What else can I say other'n HEAVY METAL KID is a top echelon offering that lives up to its title (and oh those single sides which actually come painfully close to...Crushed Butler?!?!?!), only it weren't no kids who put this megamonster out! Hmmm, it's good enough that I just might seek out the first Coloured Balls disque a lot sooner than I had originally planned. In fact, if I get rich enough maybe I'll even take a trek down Australia way and meet up with the surviving members of Coloured Balls, amongst other things (don't worry, I can always buy a gun when I get there!). After all, such obsessive devotion is certainly worth it!

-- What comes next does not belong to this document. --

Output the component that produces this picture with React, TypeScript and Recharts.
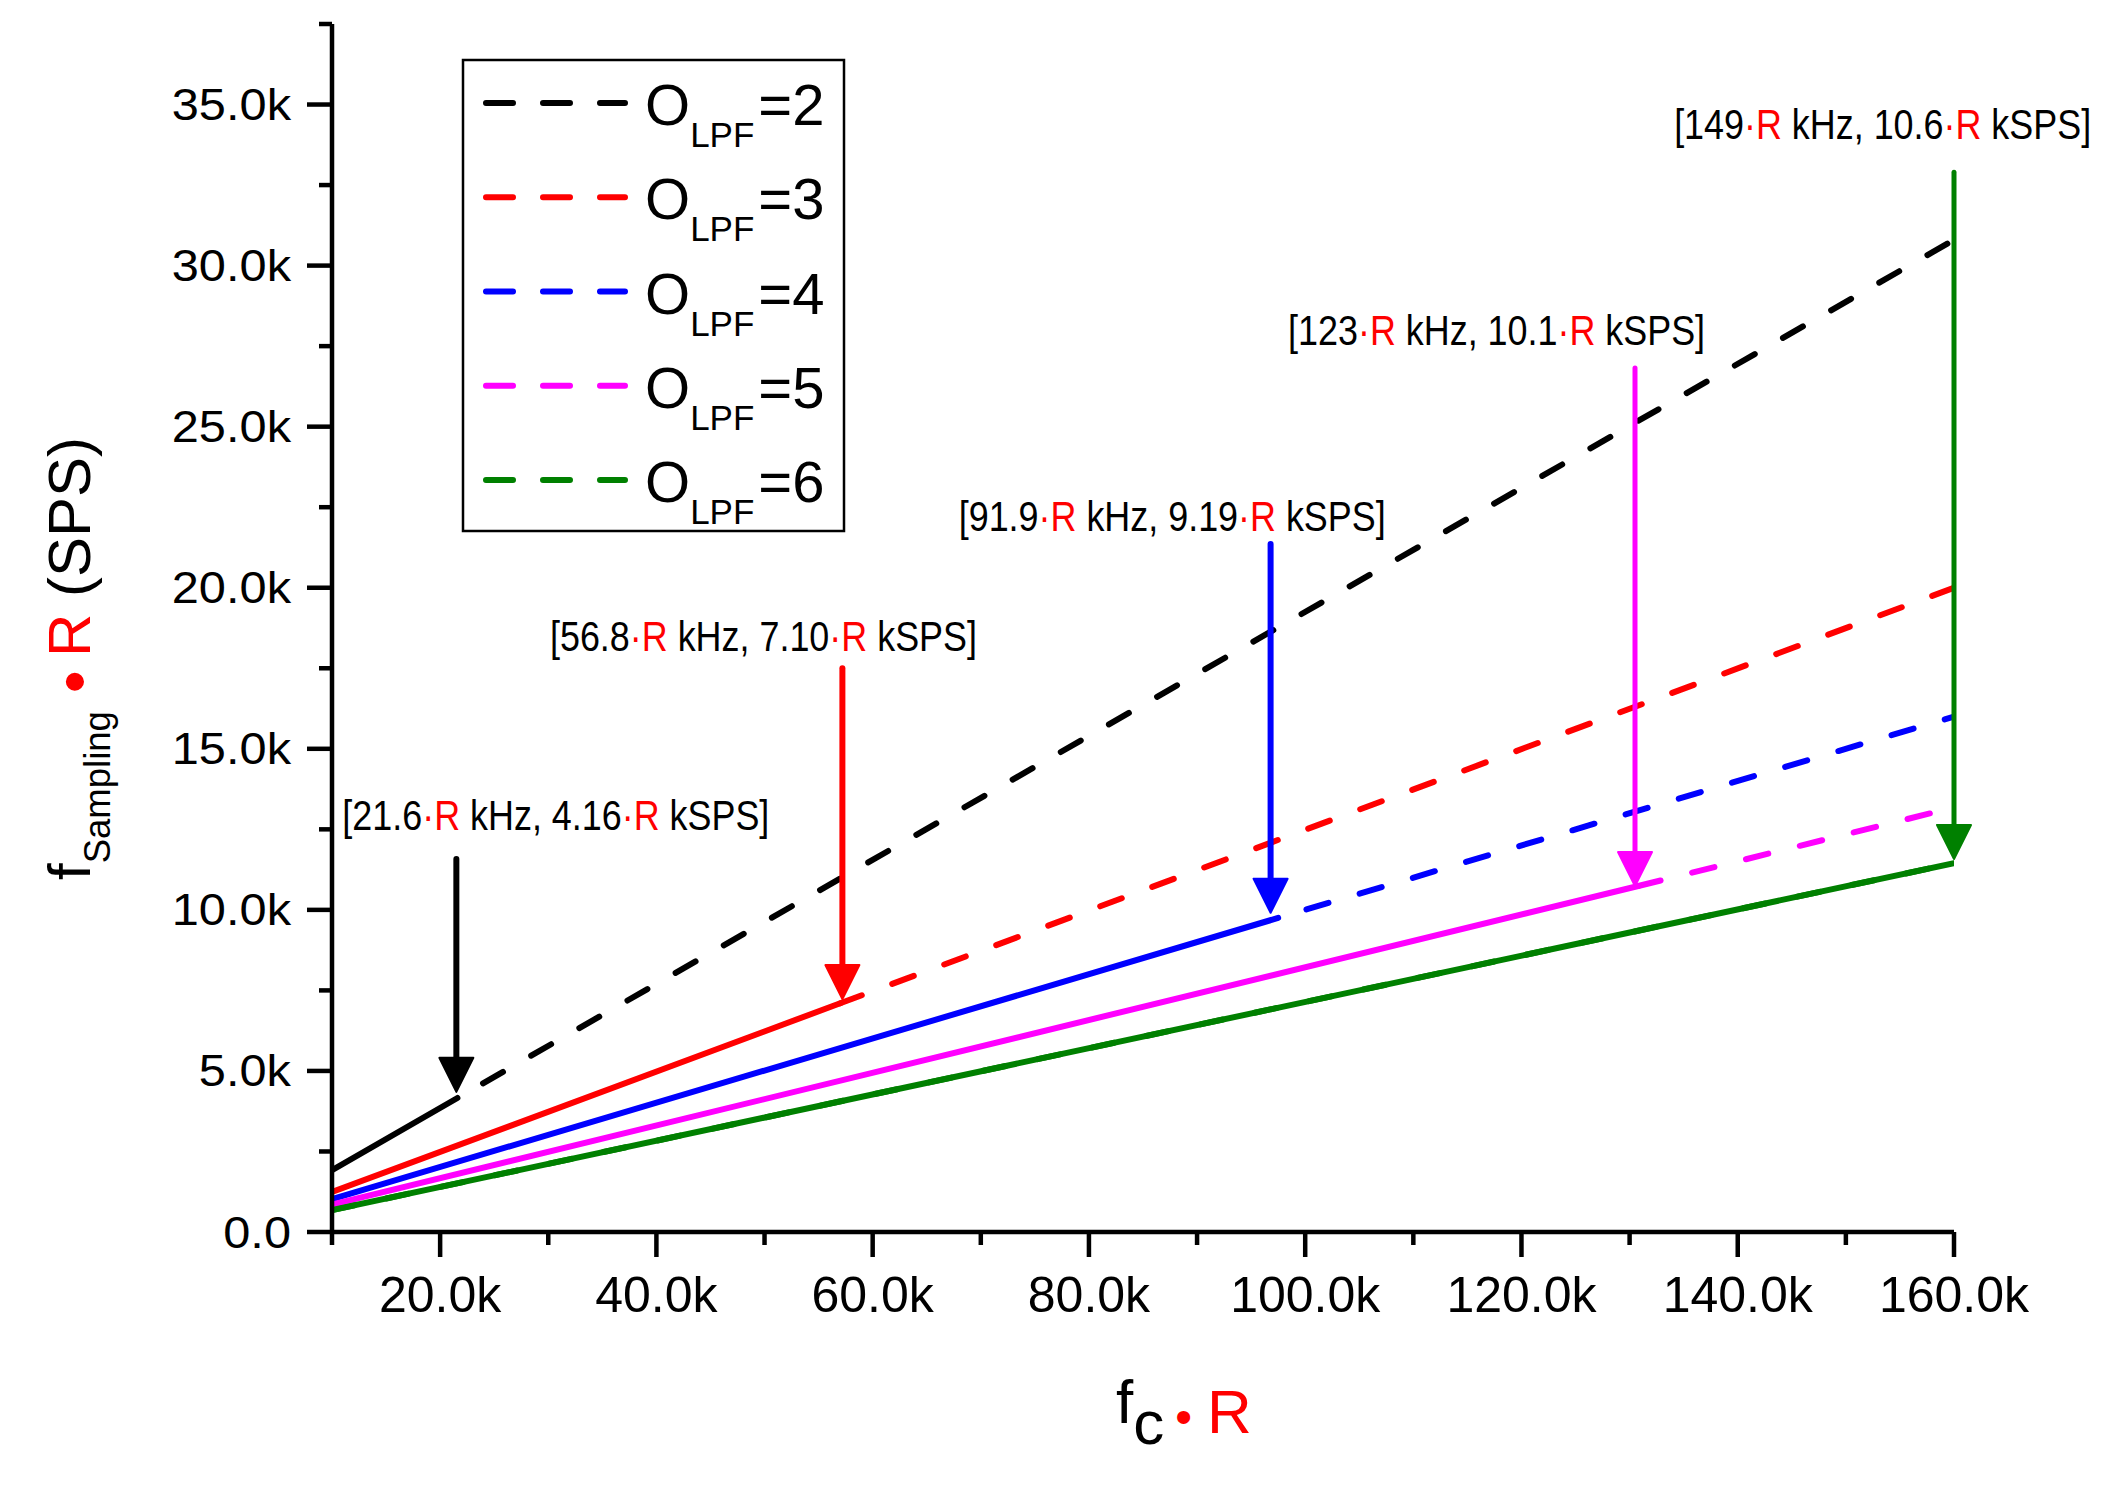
import React from 'react';
import { LineChart, Line, XAxis, YAxis, ReferenceLine, ReferenceDot, Customized } from 'recharts';

const FONT = '"Liberation Sans", Arial, Helvetica, sans-serif';

// ---- axes ----
const xTicks = [10000, 20000, 30000, 40000, 50000, 60000, 70000, 80000, 90000, 100000, 110000, 120000, 130000, 140000, 150000, 160000];
const yTicks = [0, 2500, 5000, 7500, 10000, 12500, 15000, 17500, 20000, 22500, 25000, 27500, 30000, 32500, 35000, 37500];
const xDomain = [10000, 160000];
const yDomain = [0, 37500];

// ---- series (fc·R in Hz, fSampling·R in SPS) ----
const seriesOrders = ['2', '3', '4', '5', '6'];
const seriesColors = ['#000000', '#FF0000', '#0000FF', '#FF00FF', '#008000'];
const seriesDashOffset = [26, 0, 26, 0, 0];

const o2Solid = [{ fc: 10000, fs: 1920 }, { fc: 21600, fs: 4160 }];
const o2Dashed = [{ fc: 21600, fs: 4160 }, { fc: 160000, fs: 30800 }];
const o3Solid = [{ fc: 10000, fs: 1240 }, { fc: 57000, fs: 7100 }];
const o3Dashed = [{ fc: 57000, fs: 7100 }, { fc: 160000, fs: 20000 }];
const o4Solid = [{ fc: 10000, fs: 1020 }, { fc: 97500, fs: 9750 }];
const o4Dashed = [{ fc: 97500, fs: 9750 }, { fc: 160000, fs: 16000 }];
const o5Solid = [{ fc: 10000, fs: 850 }, { fc: 130800, fs: 10740 }];
const o5Dashed = [{ fc: 130800, fs: 10740 }, { fc: 160000, fs: 13180 }];
const o6Solid = [{ fc: 10000, fs: 680 }, { fc: 160000, fs: 11450 }];
const o6Dashed = [{ fc: 10000, fs: 680 }, { fc: 160000, fs: 11450 }];

const solidData = [o2Solid, o3Solid, o4Solid, o5Solid, o6Solid];
const dashedData = [o2Dashed, o3Dashed, o4Dashed, o5Dashed, o6Dashed];

// ---- annotations ----
const labelFc = ['21.6', '56.8', '91.9', '123', '149'];
const labelFs = ['4.16', '7.10', '9.19', '10.1', '10.6'];
const labelX = [30700, 49900, 87700, 117700, 153400];
const labelY = [12480, 18040, 21760, 27540, 33930];
const arrowX = [21500, 57200, 96800, 130500, 160000];
const arrowTop = [11580, 17500, 21360, 26820, 32900];
const arrowTip = [4350, 7230, 9910, 10740, 11580];
const arrowWidth = [6, 6, 6, 5, 5];

const fmt = (v: number) => (v === 0 ? '0.0' : (v / 1000).toFixed(1) + 'k');

const XTick = (props: any) => {
  const { x, y, payload } = props;
  const v = payload.value;
  const major = v % 20000 === 0;
  return (
    <g>
      <line x1={x} y1={y} x2={x} y2={y + (major ? 25 : 13)} stroke="#000" strokeWidth={4.5} />
      {major && (
        <text x={x} y={y + 80} textAnchor="middle" fontSize={50} fontFamily={FONT} fill="#000">
          {fmt(v)}
        </text>
      )}
    </g>
  );
};

const YTick = (props: any) => {
  const { x, y, payload } = props;
  const v = payload.value;
  const major = v % 5000 === 0;
  return (
    <g>
      <line x1={x - (major ? 25 : 13)} y1={y} x2={x} y2={y} stroke="#000" strokeWidth={4.5} />
      {major && (
        <text
          transform={`translate(${x - 41},${y}) scale(1.06,0.95)`}
          textAnchor="end"
          dy="0.355em"
          fontSize={46}
          fontFamily={FONT}
          fill="#000"
        >
          {fmt(v)}
        </text>
      )}
    </g>
  );
};

const makeArrowHead = (color: string) => (props: any) => {
  const { cx, cy } = props;
  return (
    <polygon
      points={`${cx - 17},${cy - 34} ${cx + 17},${cy - 34} ${cx},${cy}`}
      fill={color}
      stroke={color}
      strokeWidth={2}
      strokeLinejoin="round"
    />
  );
};

const makeLabel = (i: number) => (props: any) => {
  const { cx, cy } = props;
  return (
    <text
      transform={`translate(${cx},${cy}) scale(0.855,1)`}
      textAnchor="middle"
      fontSize={42}
      fontFamily={FONT}
      fill="#000"
    >
      {'[' + labelFc[i]}
      <tspan fill="#FF0000">·R</tspan>
      {' kHz, ' + labelFs[i]}
      <tspan fill="#FF0000">·R</tspan>
      {' kSPS]'}
    </text>
  );
};

const Overlay = () => (
  <g>
    {/* legend */}
    <rect x={455} y={52} width={381} height={471} fill="#fff" stroke="#000" strokeWidth={2.5} />
    {seriesOrders.map((o, i) => {
      const cy = 95 + i * 94.25;
      return (
        <g key={o}>
          <line
            x1={478}
            x2={617}
            y1={cy}
            y2={cy}
            stroke={seriesColors[i]}
            strokeWidth={6}
            strokeLinecap="round"
            strokeDasharray="27 30"
          />
          <text x={637} y={cy + 22} fontSize={58} fontFamily={FONT} fill="#000">
            O
            <tspan dy={22} fontSize={35}>LPF</tspan>
            <tspan dy={-22} dx={4} fontSize={58}>{'=' + o}</tspan>
          </text>
        </g>
      );
    })}
    {/* y-axis title */}
    <text transform="translate(82,872) rotate(-90)" fontSize={60} fontFamily={FONT} fill="#000">
      f
      <tspan dy={20} fontSize={36.5}>Sampling</tspan>
      <tspan dy={-13} dx={18} fontSize={66} fill="#FF0000">•</tspan>
      <tspan dy={-7} dx={13} fill="#FF0000">R</tspan>
      <tspan> (SPS)</tspan>
    </text>
    {/* x-axis title */}
    <text x={1108} y={1415} fontSize={62} fontFamily={FONT} fill="#000">
      f
      <tspan dy={21}>c</tspan>
      <tspan dy={-11} dx={11} fontSize={48} fill="#FF0000">•</tspan>
      <tspan dx={15} fill="#FF0000">R</tspan>
    </text>
  </g>
);

export default function App() {
  return (
    <div style={{ width: 2100, height: 1480, background: '#fff' }}>
      <LineChart width={2100} height={1480} margin={{ top: 16, right: 154, bottom: 136, left: 124 }}>
        <XAxis
          type="number"
          dataKey="fc"
          domain={xDomain}
          ticks={xTicks}
          interval={0}
          allowDataOverflow
          height={120}
          tickSize={0}
          tickMargin={0}
          tickLine={false}
          tick={<XTick />}
          axisLine={{ stroke: '#000', strokeWidth: 4.5 }}
        />
        <YAxis
          type="number"
          dataKey="fs"
          domain={yDomain}
          ticks={yTicks}
          interval={0}
          allowDataOverflow
          width={200}
          tickSize={0}
          tickMargin={0}
          tickLine={false}
          tick={<YTick />}
          axisLine={{ stroke: '#000', strokeWidth: 4.5 }}
        />
        {dashedData.map((d, i) => (
          <Line
            key={'d' + i}
            data={d}
            dataKey="fs"
            type="linear"
            stroke={seriesColors[i]}
            strokeWidth={6}
            strokeLinecap="round"
            strokeDasharray="23 32.5"
            strokeDashoffset={seriesDashOffset[i]}
            dot={false}
            activeDot={false}
            legendType="none"
            isAnimationActive={false}
          />
        ))}
        {solidData.map((d, i) => (
          <Line
            key={'s' + i}
            data={d}
            dataKey="fs"
            type="linear"
            stroke={seriesColors[i]}
            strokeWidth={6}
            strokeLinecap="round"
            dot={false}
            activeDot={false}
            legendType="none"
            isAnimationActive={false}
          />
        ))}
        {arrowX.map((x, i) => (
          <ReferenceLine
            key={'al' + i}
            segment={[{ x, y: arrowTop[i] }, { x, y: arrowTip[i] + 1000 }]}
            stroke={seriesColors[i]}
            strokeWidth={arrowWidth[i]}
            strokeLinecap="round"
            ifOverflow="visible"
          />
        ))}
        {arrowX.map((x, i) => (
          <ReferenceDot
            key={'ah' + i}
            x={x}
            y={arrowTip[i]}
            r={1}
            ifOverflow="visible"
            shape={makeArrowHead(seriesColors[i])}
          />
        ))}
        {labelX.map((x, i) => (
          <ReferenceDot key={'lb' + i} x={x} y={labelY[i]} r={1} ifOverflow="visible" shape={makeLabel(i)} />
        ))}
        <Customized component={<Overlay />} />
      </LineChart>
    </div>
  );
}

If you're still contemplatin' whether or not to buy any Coloured Balls even after this headstrong rah-rah, just take a gander at the following Youtube offering straight offa Australian tee-vee (which I guess was still broadcasting in b&w well into the seventies judging from this clip!). If you're not convinced as to what the Balls could do after giving this 'un a try, then may I call you Karen Quinlan?

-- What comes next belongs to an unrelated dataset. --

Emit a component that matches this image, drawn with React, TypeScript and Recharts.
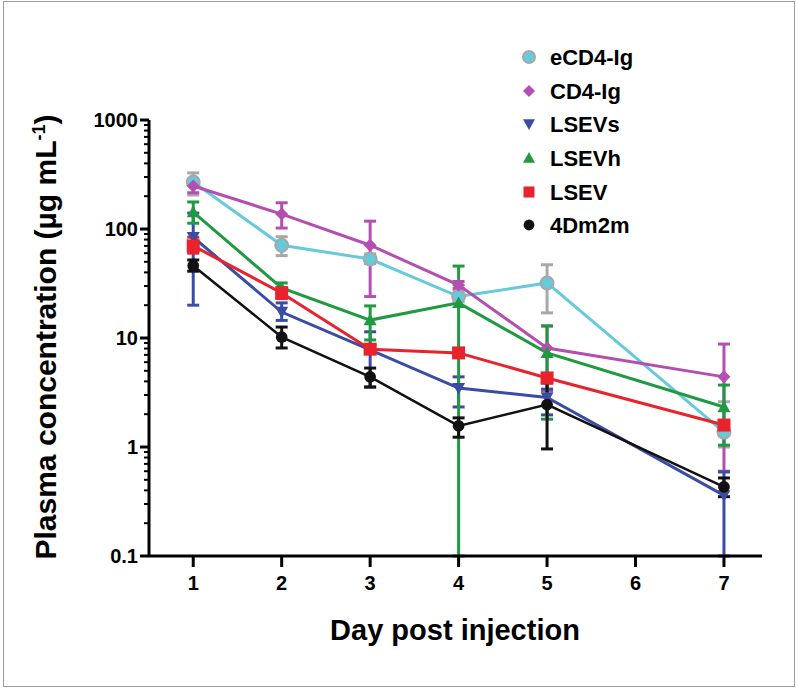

AND IN CLOSING, let me just tell you that an interesting bit of obscure Velvet Underground esoterica has recently popped up on the CHRONICLES website of all places...you'll find the obscure mention in question after scrolling down to the end of Dr. Thomas Fleming's fantab posting right before everybody starts chiming in with their various comments. Now don't go sayin' I don't do anything good for ya!

2 comments:

Anonymous said...

I bought Ball Power a month or so back, assuming it to be the pick of the two albums. Have to confess, I haven’t played it too much, but enough to know that the instrumental G.O.D is the standout track. Terrible title for a track that, G.O.D, and it seems to be a common error with these boys – there are quite a few ‘babes’ and ‘mamas’ strewn about. Several of the tracks seem to be chugalong bluesy romps which I guess sounded pretty boss at the time. Certainly worth a punt for the curious archival researcher, but not a lost proto-punk classic.

Anonymous said...

I have to say I disagree with anon’s assessment. I really think Ball Power is stronger than Heavy Metal Kid and ranks up there with Kings of Oblivion for some ’73 era long haired crunch (though it is short haired rock and roll in this instance). Yeah, not earth shattering but “Flash” is up there with “City Kids” for the lead off track of ’73 that is non-Bowie or Rundgren related), and the lp sits nicely alongside the first Montrose lp, first two BOC (and maybe the first Kiss lp – yeah Chris, I know Kiss is verboten though I am with the Gulcher dudes for the first few lps) for some teenage kicks of the non “punk” variety. I can probably think of five other great heavy metal lps of that year as well. Who would think it would take almost 35 years to bring these CB lps to the masses of America.